Step 1: Start reading my bible daily again.
- I had done this for some time now but lately I stopped. There are few reasons why; the devotional I was using became a little frustrating and then because I keep staying up so late doing bible study when I only have a couple hours till school starts just doesn't happen. But I need to start that commitment again.
Step 2: More Prayer
- I get all frustrated with life and so what do I do, the same thing everyone does but blame God. And it is difficult to have an open conversation with God when you are mad at Him. But I know better and I should have increased amount of conversations not less.
Step 3: Regular Sleep
- This is going to be the hardest but may be the most important and will totally clash with step 1. MWF I get up at 7 for class, on Sun. up by 8 for church, and then on Tue, Thur, Sat I sleep in.

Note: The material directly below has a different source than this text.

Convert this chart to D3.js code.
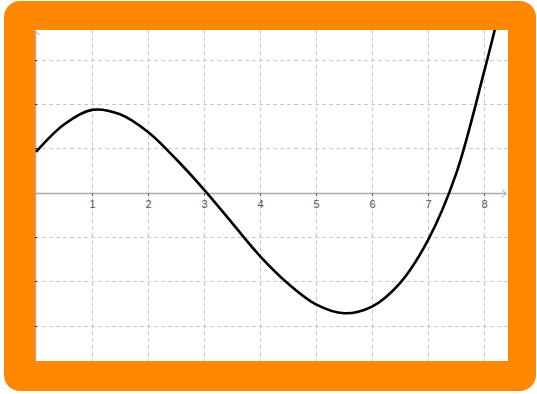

And I think almost every night I am up till at least 2am sometimes as late/early as 4am. Although I don't get home till 11:45 four nights of the week due to work I think that a schedule can be made. And of course if I got up early on T,T,S and did homework then I wouldn't have an excuse to stay up so late all the time. It will be tough, I am such a night owl. But regular sleep can only help
So I will start with these three steps. The first two are pretty basic and the third, well, I got to take that one day at a time.